Objectives. To assess AMR identification using POCT, describe the United States AMR Diagnostic Challenge, and improve global standards of care for infectious diseases.
Data Sources PubMed, WWW, and other sources were searched for papers focusing on AMR and POCT. EndNote X9.1 (Clarivate Analytics) consolidated abstracts, URLs, and PDFs representing ~500 articles assessed for relevance. Panelist insights at Tri•Con 2020 in San Francisco and finalist POC technologies competing for a US $20,000,000 AMR prize are summarized.
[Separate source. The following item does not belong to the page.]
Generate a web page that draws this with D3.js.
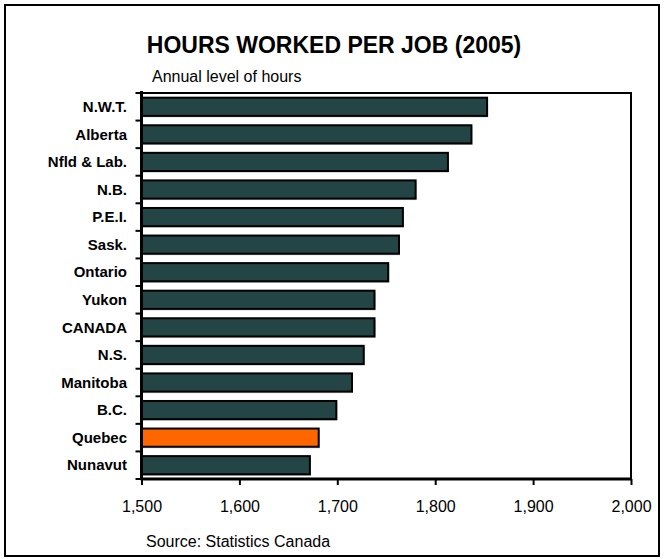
<!DOCTYPE html>
<html><head><meta charset="utf-8">
<script src="https://cdn.jsdelivr.net/npm/d3@7"></script>
<style>body{margin:0;background:#fff}svg{display:block}</style>
</head><body>
<script>
const categories = ["N.W.T.","Alberta","Nfld & Lab.","N.B.","P.E.I.","Sask.","Ontario","Yukon","CANADA","N.S.","Manitoba","B.C.","Quebec","Nunavut"];
const hours = [1853,1837,1813,1780,1767,1763,1752,1738,1738,1727,1715,1699,1681,1672];
const highlight = ["Quebec"];
const xTicks = [1500,1600,1700,1800,1900,2000];
const titleText = "HOURS WORKED PER JOB (2005)";
const subtitleText = "Annual level of hours";
const sourceText = "Source: Statistics Canada";

const W = 665, H = 559;
const FONT = "Liberation Sans, Arial, sans-serif";
const m = {left:141.5, right:631, top:93, bottom:479};
const svg = d3.select("body").append("svg").attr("width",W).attr("height",H);
svg.append("rect").attr("width",W).attr("height",H).attr("fill","#fff");
svg.append("rect").attr("x",5).attr("y",5).attr("width",654).attr("height",551)
  .attr("fill","none").attr("stroke","#000").attr("stroke-width",2);

const x = d3.scaleLinear().domain([1500,2000]).range([m.left,m.right]);
const y = d3.scaleBand().domain(categories).range([m.top,m.bottom]).paddingInner(0.34).paddingOuter(0.17);
const yEdge = d3.scaleLinear().domain([0,categories.length]).range([m.top,m.bottom]);

svg.append("text").attr("x",334).attr("y",53).attr("text-anchor","middle")
  .attr("font-family",FONT).attr("font-weight","bold").attr("font-size",23).text(titleText);
svg.append("text").attr("x",152).attr("y",82)
  .attr("font-family",FONT).attr("font-size",16).text(subtitleText);
svg.append("text").attr("x",146).attr("y",547)
  .attr("font-family",FONT).attr("font-size",16).text(sourceText);

// frame top/right
svg.append("path").attr("d",`M${m.left},${m.top}H${m.right}V${m.bottom}`).attr("fill","none").attr("stroke","#000").attr("stroke-width",2);

// shadows
svg.append("g").selectAll("rect").data(categories).join("rect")
  .attr("x",x(1500)+1).attr("y",d=>y(d)+1.5)
  .attr("width",(d,i)=>x(hours[i])-x(1500)).attr("height",y.bandwidth())
  .attr("fill","#999").attr("opacity",0.6);
svg.append("g").selectAll("rect").data(categories).join("rect")
  .attr("x",x(1500)).attr("y",d=>y(d))
  .attr("width",(d,i)=>x(hours[i])-x(1500)).attr("height",y.bandwidth())
  .attr("fill",d=>highlight.includes(d)?"#FF6600":"#234545")
  .attr("stroke","#000").attr("stroke-width",2);

// y axis
const yAxisG = svg.append("g");
yAxisG.append("line").attr("x1",m.left).attr("x2",m.left).attr("y1",m.top-2).attr("y2",m.bottom+1).attr("stroke","#000").attr("stroke-width",3);
yAxisG.selectAll("line.t").data(d3.range(categories.length+1)).join("line").attr("class","t")
  .attr("x1",m.left-6).attr("x2",m.left).attr("y1",d=>yEdge(d)).attr("y2",d=>yEdge(d)).attr("stroke","#000").attr("stroke-width",2);
yAxisG.selectAll("text").data(categories).join("text")
  .attr("x",127).attr("y",d=>y(d)+y.bandwidth()/2).attr("dy","0.35em").attr("text-anchor","end")
  .attr("font-family",FONT).attr("font-weight","bold").attr("font-size",15).text(d=>d);

// x axis
const xAxis = d3.axisBottom(x).tickValues(xTicks).tickFormat(d3.format(",")).tickSize(6).tickPadding(16);
const xg = svg.append("g").attr("transform",`translate(0,${m.bottom})`).call(xAxis);
xg.select(".domain").attr("stroke-width",3).attr("d",`M${m.left-1},0H${m.right+1}`);
xg.selectAll(".tick line").attr("stroke-width",2);
xg.selectAll("text").attr("font-family",FONT).attr("font-size",16).attr("fill","#000");
</script>
</body></html>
Conclusions. Co-infections represent high risks for COVID-19 patients. POCT potentially will help target specific pathogens, refine choices for antimicrobial drugs, and prevent excess morbidity and mortality. POC assays that identify patterns of pathogen resistance can help tell us how infected individuals spread AMR, where geospatial hotspots are located, when delays cause death, and how to deploy preventative resources. Shared AMR data “clouds” could help reduce critical care burden during pandemics and optimize therapeutic options, similar to use of antibiograms in individual hospitals. Multidisciplinary healthcare personnel should learn the principles and practice of POCT, so they can meet needs with rapid diagnostic testing. The stakes are high. AMR is projected to cause millions of deaths annually and cumulative financial loses in the trillions by 2050.
Portions of the content were introduced during an invited presentation at Tri•Con, Cambridge Healttech, San Francisco, California on March 3, 2020.
The author has no relevant financial interest in the products or companies described in this article.